Toxic favoritism and poor leadership create dysfunction
Pros
Decent FTO program and hybrid flexibility if you can tune out the noise.
Cons
The root of the dysfunction was one deeply insecure leader who turned the entire department into his personal favoritism empire. With zero remorse, he consistently rewarded personal loyalty and comfort over competence or seniority. He passed over experienced, high-performing employees for years, played mind games, engaged in passive-aggressive behavior, and even resorted to body-shaming during team activities. His fragile ego created a toxic atmosphere where independent thinking and strong results were seen as direct threats rather than assets. This favoritism machine still runs unchecked for years under his watch. He was enabled and fiercely protected by a rigid, controlling enforcer whose default mode was “I’ll be the judge of that.” She showed no remorse while ensuring the inner circle remained untouchable, real mentoring barely existed, and anyone who calmly questioned the unfairness was quickly marginalized or punished.

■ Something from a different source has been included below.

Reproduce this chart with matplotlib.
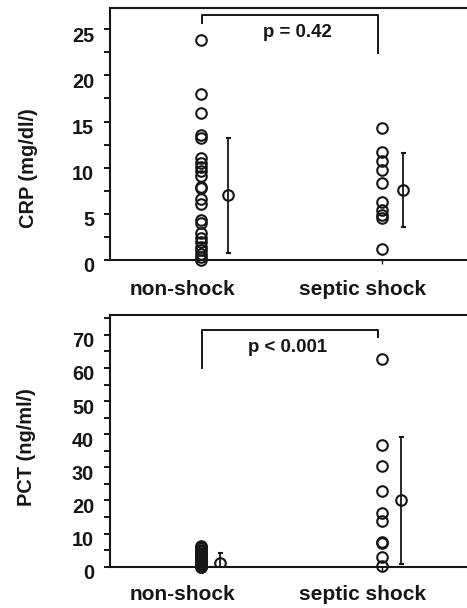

Adding to the dysfunction, a bitter and jealous former manager hoarded knowledge, provided almost zero development or support, and took out her personal resentment on those below her. At the center of it all was a young, significantly less experienced favorite who received rapid promotions and special opportunities, while another individual was quietly allowed to keep extra responsibilities, move to another state, work from home, and take desirable trips far longer than originally promised — further distorting workloads and fairness for everyone else. None of them ever showed any real remorse or willingness to address the clearly broken system. After over 6 years of watching this machine operate exactly as designed, I finally left the moment a significantly better opportunity appeared. The compensation was insultingly low for the daily politics, emotional labor, and ego management required just to survive.